Ceramics and Tants are fast and best used to suppress spikes and therefore commonly used for Decoupling needs.
When you say fast, the "speed" of a capacitor is a function of its capacitance right? Or is there something else going on?
The "speed" is essentially the time constant C * ESR (or the cutoff frequency proportional to 1/x of this). It's largely a matter of technology and construction, not capacitance (you can make a bigger capacitor that should be slower, but it's going to have lower ESR, so it stays the same speed).
The time constant of batteries is in the seconds to hours range; supercapacitors, seconds to fractions of a second; electrolytics, milliseconds to microseconds; and most others (ceramic, film, etc.) microseconds and below.
This determines the range of frequencies these components are best suited to bypassing. Lower frequencies (longer times) are most efficient for a given type, while moderate frequencies can be filtered effectively, if not necessarily with low losses. Example: you might use an electrolytic to bypass some digital logic, where the frequencies are high but the average current is low; but not for a switching regulator, where both frequency and current are high, and power dissipation would be excessive. Sometimes, the loss is a helpful addition; an excellent use of electrolytic or tantalum capacitors is in parallel with smaller ceramic or film capacitors, which have quite low ESR which can resonate with circuit inductances.

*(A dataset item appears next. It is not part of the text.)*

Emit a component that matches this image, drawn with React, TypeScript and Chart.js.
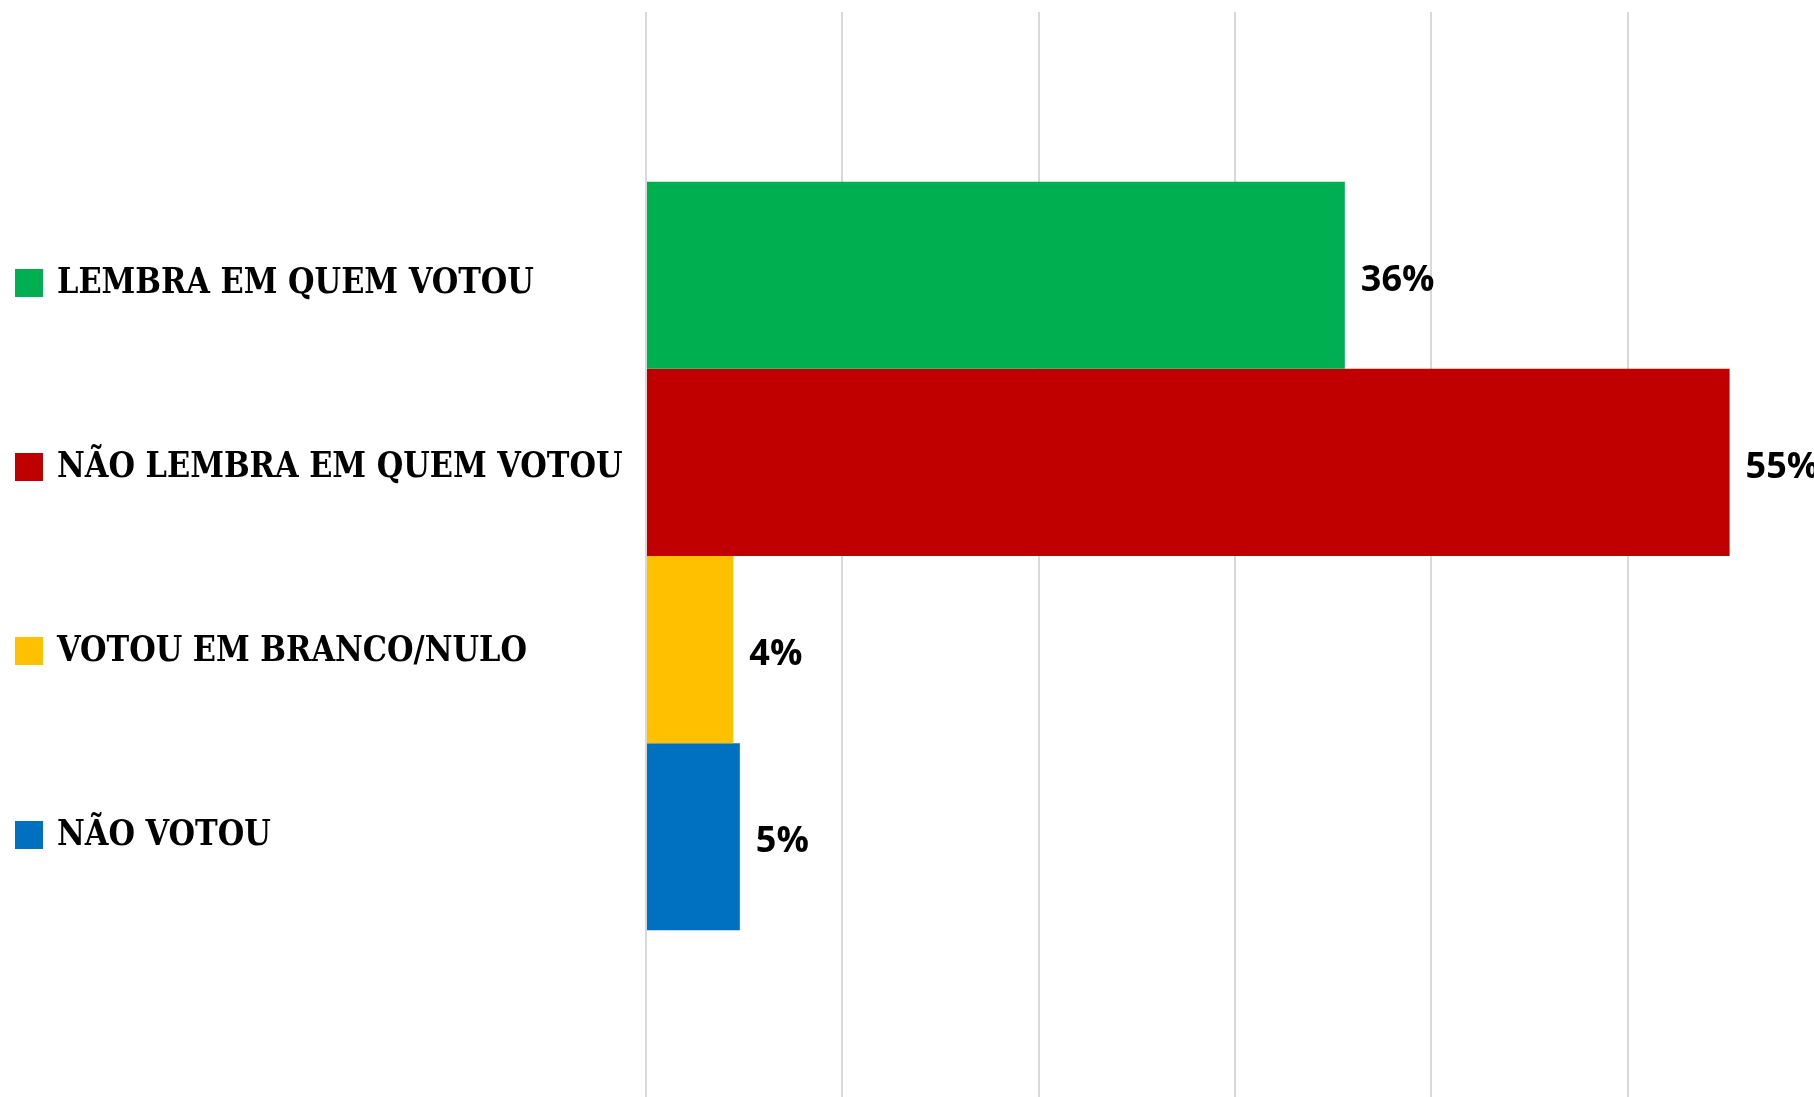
import React, { useEffect, useRef } from "react";
import { Chart, registerables } from "chart.js";

Chart.register(...registerables);

const categories = [
  "LEMBRA EM QUEM VOTOU",
  "NÃO LEMBRA EM QUEM VOTOU",
  "VOTOU EM BRANCO/NULO",
  "NÃO VOTOU",
];
const values = [35.6, 55.2, 4.45, 4.78];
const colors = ["#00B050", "#C00000", "#FFC000", "#0070C0"];
const xTicks = [0, 10, 20, 30, 40, 50];

const W = 1814;
const H = 1100;

const legendPlugin = {
  id: "sideLegend",
  afterDraw(chart: any) {
    const { ctx, chartArea } = chart;
    const n = chart.data.datasets.length;
    const cy = (chartArea.top + chartArea.bottom) / 2 + 3;
    ctx.save();
    chart.data.datasets.forEach((ds: any, i: number) => {
      const y = cy + (i - (n - 1) / 2) * 184;
      ctx.fillStyle = ds.backgroundColor;
      ctx.fillRect(15, y - 14, 28, 28);
      ctx.save();
      ctx.font = "bold 36px 'DejaVu Serif Condensed', 'DejaVu Serif', serif";
      ctx.fillStyle = "#000";
      ctx.textBaseline = "middle";
      ctx.textAlign = "left";
      ctx.translate(57, y + 1);
      ctx.scale(0.94, 1);
      ctx.fillText(ds.label, 0, 0);
      ctx.restore();
    });
    ctx.restore();
  },
};

const valueLabelPlugin = {
  id: "valueLabels",
  afterDatasetsDraw(chart: any) {
    const { ctx } = chart;
    ctx.save();
    ctx.font = "bold 36px 'Open Sans', 'Noto Sans', sans-serif";
    ctx.fillStyle = "#000";
    ctx.textBaseline = "middle";
    ctx.textAlign = "left";
    chart.data.datasets.forEach((ds: any, i: number) => {
      const meta = chart.getDatasetMeta(i);
      meta.data.forEach((el: any, j: number) => {
        const v = ds.data[j];
        ctx.fillText(Math.round(v) + "%", el.x + 16, el.y + 5);
      });
    });
    ctx.restore();
  },
};

export default function App() {
  const ref = useRef<HTMLCanvasElement>(null);

  useEffect(() => {
    if (!ref.current) return;
    const chart = new Chart(ref.current, {
      type: "bar",
      data: {
        labels: [""],
        datasets: categories.map((c, i) => ({
          label: c,
          data: [values[i]],
          backgroundColor: colors[i],
          borderWidth: 0,
          barPercentage: 1,
          categoryPercentage: 0.688,
        })),
      },
      options: {
        indexAxis: "y",
        responsive: false,
        animation: false,
        devicePixelRatio: 1,
        layout: { padding: { left: 646, top: 12, right: 0, bottom: 0 } },
        plugins: {
          legend: { display: false },
          tooltip: { enabled: false },
          title: { display: false },
        },
        scales: {
          x: {
            min: 0,
            max: 59.5,
            afterBuildTicks: (axis: any) => {
              axis.ticks = xTicks.map((v) => ({ value: v }));
            },
            ticks: { display: false },
            grid: { color: "#D9D9D9", lineWidth: 2, drawTicks: false },
            border: { display: false },
          },
          y: {
            display: false,
            grid: { display: false },
          },
        },
      },
      plugins: [legendPlugin, valueLabelPlugin],
    } as any);
    return () => chart.destroy();
  }, []);

  return (
    <div
      style={{
        position: "absolute",
        left: 0,
        top: 0,
        width: W,
        height: 1097,
        overflow: "hidden",
        background: "#fff",
      }}
    >
      <canvas ref={ref} width={W} height={H} style={{ width: W, height: H, display: "block" }} />
    </div>
  );
}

It's noteworthy that the time constant of tantalum capacitors is not much less than most electrolytic capacitors. But, the response is far more stable, and much simpler. Electrolytics have all sorts of transmission line and ionic diffusion effects (a result of their wound construction and electrolytic nature), and ESR is vastly higher at low temperatures; the impedance measured in circuit (C, ESR and ESL) vary in all sorts of subtle ways. Tantalums are basically ESR (with a small tempco), with ESL limited to that due to lead length and basically nothing else. (The ESR is due to the "electrolyte", a conductive solid conformed around the tantalum pellet. It's more conductive than electrolyte, and the conductive path is direct.)